A Lyme patient was treated on clinical grounds. She was seronegative. An initial Western Blot from Labcorp showed only 41 IgM and IgG bands.
After 4 months of antibiotics a Western Blot was sent to IgeneX. These are the results:
IgM- 18 3+, 23 2+, 30 2+, 31 3+, 34 2+, 39 2+, 41 3+, 45 +, 58 2+, 66 +, 93 2+.
IgG- 41 2+.
According to the CDC web pages, regarding Lyme diagnosis she is seronegative.
If an initial positive IgM is not followed by a positive IgG response then the initial IgM response was a false negative.
Makes sense to me.
4 comments:
I had a similar experience but a much stronger IgG response (positive by IgeneX but negative by CDC) but IgM response was positive by both. Why does Labcorp get so poor results? Many cannot pay to have samples sent to IgeneX and those of us who do and get strong results have them discounted by IDSA because they do not come from Labcorp. Is there anything that can be done to have these other labs results (i.e. IgeneX or Clongen) seen as valid?

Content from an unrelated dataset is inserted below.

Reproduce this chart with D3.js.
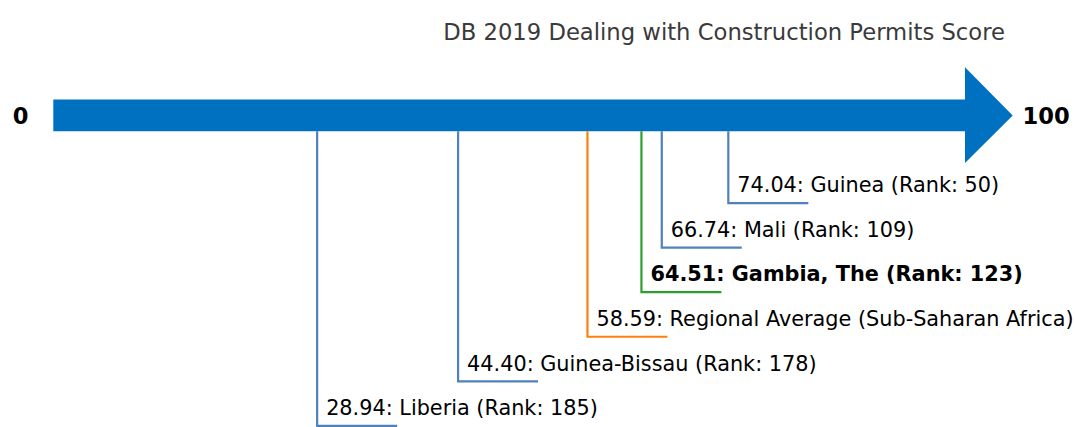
<!DOCTYPE html>
<html><head><meta charset="utf-8">
<script src="https://cdn.jsdelivr.net/npm/d3@7"></script>
<style>
html,body{margin:0;padding:0;background:#fff;}
svg text{font-family:"DejaVu Sans",sans-serif;}
</style></head>
<body>
<svg id="chart" width="1075" height="427"></svg>
<script>
const title = "DB 2019 Dealing with Construction Permits Score";
const names = ["Guinea", "Mali", "Gambia, The", "Regional Average (Sub-Saharan Africa)", "Guinea-Bissau", "Liberia"];
const scores = [74.04, 66.74, 64.51, 58.59, 44.40, 28.94];
const ranks = [50, 109, 123, null, 178, 185];
const kinds = ["peer", "peer", "focus", "region", "peer", "peer"];
const axisMin = 0, axisMax = 100;

const colors = {peer: "#4f81bd", focus: "#2ca02c", region: "#ff7f0e"};

const svg = d3.select("#chart");
const x = d3.scaleLinear().domain([axisMin, axisMax]).range([53.3, 965]);
const y = d3.scaleBand().domain(d3.range(names.length)).range([180.8, 448.1]);
const levelY = i => y(i) + y.bandwidth() / 2;

const barTop = 99.5, barBot = 131.3, headTop = 67.3, headBot = 163, tipX = 1012.7;
const midY = (barTop + barBot) / 2;

svg.append("text").attr("x", 1005).attr("y", 39.5).attr("text-anchor", "end")
  .attr("font-size", 22.7).attr("fill", "#3a3a3a").text(title);

// arrow
svg.append("path")
  .attr("d", `M${x(axisMin)},${barTop} L${x(axisMax)},${barTop} L${x(axisMax)},${headTop} L${tipX},${midY} L${x(axisMax)},${headBot} L${x(axisMax)},${barBot} L${x(axisMin)},${barBot} Z`)
  .attr("fill", "#0070c0");

svg.append("text").attr("x", 20.7).attr("y", midY).attr("dy", "0.36em").attr("text-anchor", "middle")
  .attr("font-weight", "bold").attr("font-size", 22.6).attr("fill", "#000").text(axisMin);
svg.append("text").attr("x", 1022.5).attr("y", midY).attr("dy", "0.36em").attr("text-anchor", "start")
  .attr("font-weight", "bold").attr("font-size", 22.6).attr("fill", "#000").text(axisMax);

const g = svg.selectAll("g.item").data(names.map((n, i) => ({n, s: scores[i], r: ranks[i], k: kinds[i], i})))
  .enter().append("g");

g.append("path")
  .attr("d", d => `M${x(d.s)},${barBot} L${x(d.s)},${levelY(d.i)} L${x(d.s) + 80},${levelY(d.i)}`)
  .attr("fill", "none").attr("stroke", d => colors[d.k]).attr("stroke-width", 2.2);

g.append("text")
  .attr("x", d => x(d.s) + 9)
  .attr("y", d => levelY(d.i) - 10.7)
  .attr("font-size", 20.8)
  .attr("font-weight", d => d.k === "focus" ? "bold" : "normal")
  .attr("fill", "#000")
  .text(d => d.s.toFixed(2) + ": " + d.n + (d.r != null ? " (Rank: " + d.r + ")" : ""));
</script>
</body></html>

Are the band designations reversed?
The point is that the CDC has not recognized the specific immune responses seen with Lyme disease. Most patient tend to produce IgM responses preferentially over IgG responses. Previously, I have presented a theoretical framework which may be at play here. In the face of an overwhelming IgM response to Lyme the CDC would call these responses negative because of very restrictive criteria.